Maroon societies usually show up in multiple-choice and short-answer questions about Topic 4.6, often attached to a primary source about colonial slavery or a map of the Caribbean and Brazil. Questions tend to test three skills. First, identification: knowing Maroons were escaped enslaved people who formed independent communities, not a colonial group or an African kingdom. Second, causation: explaining why they succeeded, with geography (remote, defensible terrain) and organized leadership as the answers the exam rewards. Third, comparison: matching Maroon societies with other Topic 4.6 resistance movements like the Cossack revolts or Metacom's War, or contrasting them with enslaved persons' resistance in North America. One practice angle even asks how Maroon communities showed continuity with pre-colonial African political structures, which is a great LEQ-style move. No released FRQ has used the term verbatim, but Maroon societies are strong specific evidence for any essay on resistance to state power or effects of the Atlantic slave system in 1450-1750.

Maroon societies vs Slave revolts and rebellions

A slave revolt is an uprising against the plantation system from within, an attempt to overthrow or strike at enslavers directly. Maroon societies took a different path. They exited the system entirely and built independent, self-governing communities outside colonial control. Revolts challenged the system head-on; marronage created an alternative to it. The CED treats these as related but distinct forms of resistance, and MCQs sometimes hinge on that difference.

Key things to remember about Maroon societies

  • Maroon societies were independent communities founded by enslaved people who escaped plantations in the Caribbean and Brazil between 1450 and 1750.

  • They are the CED's named example of organized resistance by enslaved persons to colonial authority in Topic 4.6, supporting learning objective AP World 4.6.A.

  • Geography was a major reason for their success, since remote mountains, swamps, and rainforests made colonial military expeditions against them difficult.

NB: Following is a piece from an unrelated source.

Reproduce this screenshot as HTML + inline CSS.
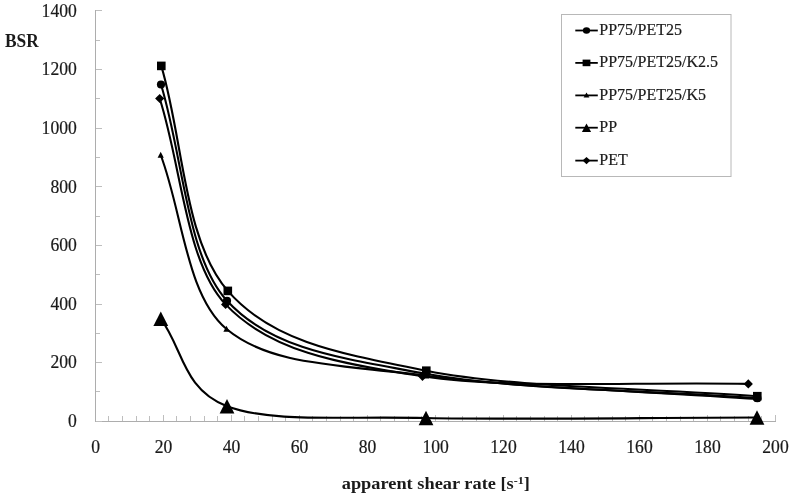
<!DOCTYPE html>
<html><head><meta charset="utf-8"><title>BSR chart</title>
<style>
html,body{margin:0;padding:0;background:#fff;}
body{width:791px;height:498px;position:relative;overflow:hidden;font-family:"Liberation Serif",serif;color:#1a1a1a;}
.yl{position:absolute;left:0;width:76.8px;text-align:right;font-size:17.6px;line-height:20px;height:20px;transform:scaleY(1.08);-webkit-text-stroke:0.2px #1a1a1a;}
.xl{position:absolute;top:436.9px;width:60px;text-align:center;font-size:17.6px;line-height:20px;height:20px;transform:scaleY(1.08);-webkit-text-stroke:0.2px #1a1a1a;}
.lg{position:absolute;left:599.3px;font-size:16px;line-height:20px;height:20px;white-space:nowrap;transform:scaleY(1.04);-webkit-text-stroke:0.2px #1a1a1a;}
.bsr{position:absolute;left:5px;top:31px;font-size:17.4px;transform:scaleY(1.03);font-weight:bold;line-height:20px;}
.xt{position:absolute;left:235.8px;width:400px;text-align:center;top:472.8px;font-size:18.35px;font-weight:bold;line-height:20px;white-space:nowrap;transform:scaleY(0.93);transform-origin:50% 16.3px;}
.xt sup{font-size:12px;line-height:0;vertical-align:baseline;position:relative;top:-4.8px;}
#t{position:absolute;left:0;top:0;width:791px;height:498px;will-change:transform;}
</style></head><body>
<svg width="791" height="498" viewBox="0 0 791 498" style="position:absolute;left:0;top:0">
<g stroke="#adadad" stroke-width="1" fill="none" shape-rendering="crispEdges"><path d="M95.5 10 V421.5 H776"/><path stroke="#bebebe" d="M96 421.5 h6M96 391.5 h4M96 362.5 h6M96 333.5 h4M96 304.5 h6M96 274.5 h4M96 245.5 h6M96 216.5 h4M96 186.5 h6M96 157.5 h4M96 128.5 h6M96 98.5 h4M96 69.5 h6M96 40.5 h4M96 10.5 h6M108.5 421 v-4.8M122.5 421 v-4.8M136.5 421 v-4.8M149.5 421 v-4.8M163.5 421 v-6.5M176.5 421 v-4.8M190.5 421 v-4.8M204.5 421 v-4.8M217.5 421 v-4.8M231.5 421 v-6.5M244.5 421 v-4.8M258.5 421 v-4.8M272.5 421 v-4.8M285.5 421 v-4.8M299.5 421 v-6.5M312.5 421 v-4.8M326.5 421 v-4.8M340.5 421 v-4.8M353.5 421 v-4.8M367.5 421 v-6.5M380.5 421 v-4.8M394.5 421 v-4.8M408.5 421 v-4.8M421.5 421 v-4.8M435.5 421 v-6.5M448.5 421 v-4.8M462.5 421 v-4.8M476.5 421 v-4.8M489.5 421 v-4.8M503.5 421 v-6.5M516.5 421 v-4.8M530.5 421 v-4.8M544.5 421 v-4.8M557.5 421 v-4.8M571.5 421 v-6.5M584.5 421 v-4.8M598.5 421 v-4.8M612.5 421 v-4.8M625.5 421 v-4.8M639.5 421 v-6.5M652.5 421 v-4.8M666.5 421 v-4.8M680.5 421 v-4.8M693.5 421 v-4.8M707.5 421 v-6.5M720.5 421 v-4.8M734.5 421 v-4.8M748.5 421 v-4.8M761.5 421 v-4.8M775.5 421 v-6.5"/></g>
<rect x="561.5" y="14.5" width="169.5" height="162" fill="#fff" stroke="#b8b8b8" stroke-width="1"/>
<path d="M161.00 84.50 C183.00 156.60 186.72 256.83 227.00 300.80 C271.17 349.02 337.62 357.57 426.00 373.80 C514.38 390.03 646.87 390.07 757.30 398.20" fill="none" stroke="#000" stroke-width="2.1" stroke-linejoin="round"/>
<g fill="#000"><circle cx="161.0" cy="84.5" r="4.1"/><circle cx="227.0" cy="300.8" r="4.1"/><circle cx="426.0" cy="373.8" r="4.1"/><circle cx="757.3" cy="398.2" r="4.1"/></g>
<path d="M161.30 65.90 C183.47 140.90 183.63 240.10 227.80 290.90 C271.97 341.70 338.05 353.15 426.30 370.70 C514.55 388.25 646.97 387.70 757.30 396.20" fill="none" stroke="#000" stroke-width="2.1" stroke-linejoin="round"/>
<g fill="#000"><rect x="157.0" y="61.6" width="8.6" height="8.6"/><rect x="223.5" y="286.6" width="8.6" height="8.6"/><rect x="422.0" y="366.4" width="8.6" height="8.6"/><rect x="753.0" y="391.9" width="8.6" height="8.6"/></g>
<path d="M160.70 155.00 C182.63 213.00 186.17 295.44 226.50 329.00 C270.72 365.80 337.53 364.13 426.00 375.80 C514.47 387.47 646.87 391.27 757.30 399.00" fill="none" stroke="#000" stroke-width="2.1" stroke-linejoin="round"/>
<g fill="#000"><path d="M160.7 151.8 l3.1 6 h-6.2z"/><path d="M226.5 325.8 l3.1 6 h-6.2z"/><path d="M426.0 372.6 l3.1 6 h-6.2z"/><path d="M757.3 395.8 l3.1 6 h-6.2z"/></g>
<path d="M160.80 318.80 C182.87 347.93 182.80 389.67 227.00 406.20 C271.20 422.73 337.67 416.12 426.00 418.00 C514.33 419.88 646.67 417.67 757.00 417.50" fill="none" stroke="#000" stroke-width="2.1" stroke-linejoin="round"/>
<g fill="#000"><path d="M160.8 311.6 l7.4 14.4 h-14.8z"/><path d="M227.0 399.0 l7.4 14.4 h-14.8z"/><path d="M426.0 410.8 l7.4 14.4 h-14.8z"/><path d="M757.0 410.3 l7.4 14.4 h-14.8z"/></g>
<path d="M159.70 98.50 C181.67 167.13 185.65 262.17 225.60 304.40 C269.40 350.70 335.38 363.05 422.50 376.30 C509.62 389.55 639.70 381.37 748.30 383.90" fill="none" stroke="#000" stroke-width="2.1" stroke-linejoin="round"/>
<g fill="#000"><path d="M159.7 93.9 l4.6 4.6 l-4.6 4.6 l-4.6 -4.6z"/><path d="M225.6 299.8 l4.6 4.6 l-4.6 4.6 l-4.6 -4.6z"/><path d="M422.5 371.7 l4.6 4.6 l-4.6 4.6 l-4.6 -4.6z"/><path d="M748.3 379.3 l4.6 4.6 l-4.6 4.6 l-4.6 -4.6z"/></g>
<path d="M575.3 30.5 H597.8" stroke="#000" stroke-width="1.8"/>
<g fill="#000"><ellipse cx="586.5" cy="30.5" rx="3.6" ry="3.3"/></g>
<path d="M575.3 62.9 H597.8" stroke="#000" stroke-width="1.8"/>
<g fill="#000"><rect x="582.6" y="59.6" width="7.8" height="6.6"/></g>
<path d="M575.3 95.4 H597.8" stroke="#000" stroke-width="1.8"/>
<g fill="#000"><path d="M586.5 92.6 l2.9 5 h-5.8z"/></g>
<path d="M575.3 127.7 H597.8" stroke="#000" stroke-width="1.8"/>
<g fill="#000"><path d="M586.5 123.6 l4.6 8.5 h-9.2z"/></g>
<path d="M575.3 160.6 H597.8" stroke="#000" stroke-width="1.8"/>
<g fill="#000"><path d="M586.5 156.9 l3.9 3.7 l-3.9 3.7 l-3.9 -3.7z"/></g>
</svg><div id="t"><div class="yl" style="top:411.0px">0</div><div class="yl" style="top:352.4px">200</div><div class="yl" style="top:293.8px">400</div><div class="yl" style="top:235.2px">600</div><div class="yl" style="top:176.5px">800</div><div class="yl" style="top:117.9px">1000</div><div class="yl" style="top:59.3px">1200</div><div class="yl" style="top:0.7px">1400</div><div class="xl" style="left:65.6px">0</div><div class="xl" style="left:133.6px">20</div><div class="xl" style="left:201.6px">40</div><div class="xl" style="left:269.6px">60</div><div class="xl" style="left:337.6px">80</div><div class="xl" style="left:405.6px">100</div><div class="xl" style="left:473.5px">120</div><div class="xl" style="left:541.5px">140</div><div class="xl" style="left:609.5px">160</div><div class="xl" style="left:677.5px">180</div><div class="xl" style="left:745.5px">200</div><div class="lg" style="top:20.0px">PP75/PET25</div><div class="lg" style="top:52.4px">PP75/PET25/K2.5</div><div class="lg" style="top:84.9px">PP75/PET25/K5</div><div class="lg" style="top:117.2px">PP</div><div class="lg" style="top:150.1px">PET</div>
<div class="bsr">BSR</div>
<div class="xt">apparent shear rate [s<sup>-1</sup>]</div>
</div>
</body></html>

  • Maroon societies often preserved and adapted pre-colonial African political and cultural structures, which makes them useful evidence for continuity arguments.

  • On the exam, Maroons fit a bigger pattern alongside the Pueblo Revolts, Cossack revolts, and Metacom's War: state expansion from 1450 to 1750 consistently triggered local resistance.

  • Some Maroon communities, like Palmares in Brazil, lasted for decades and even forced colonial powers to negotiate, proving enslaved people could successfully challenge state power.

Frequently asked questions about Maroon societies

What were Maroon societies in AP World History?

Maroon societies were independent communities created by enslaved people who escaped plantations in the Caribbean and Brazil between 1450 and 1750. In AP World, they're the Topic 4.6 example of how enslaved persons organized resistance to colonial state power.

Were Maroon societies just temporary hideouts for runaways?

No. Maroon societies were organized, lasting communities with their own leadership, defenses, and economies. Quilombo dos Palmares in Brazil survived most of the 17th century and repeatedly defeated Portuguese military expeditions sent to destroy it.

How are Maroon societies different from slave revolts?

A revolt was an uprising against enslavers from inside the system, while Maroon societies were built by people who escaped the system and created independent settlements outside colonial control. The CED lists them as a distinct form of resistance from enslaved persons' resistance in North America.

Why did Maroon societies succeed in the Caribbean and Brazil specifically?

Geography did a lot of the work. Remote mountains, dense rainforests, and swamps gave escapees defensible places colonial armies struggled to reach. Large enslaved populations in plantation zones also meant a steady stream of people escaping and joining these communities.

What unit and topic are Maroon societies in for AP World?

Unit 4 (Transoceanic Interactions, 1450-1750), Topic 4.6 on resistance to European expansion. They support learning objective AP World 4.6.A about the effects of growing state power, alongside examples like the Pueblo Revolts, Cossack revolts, and Ana Nzinga's resistance.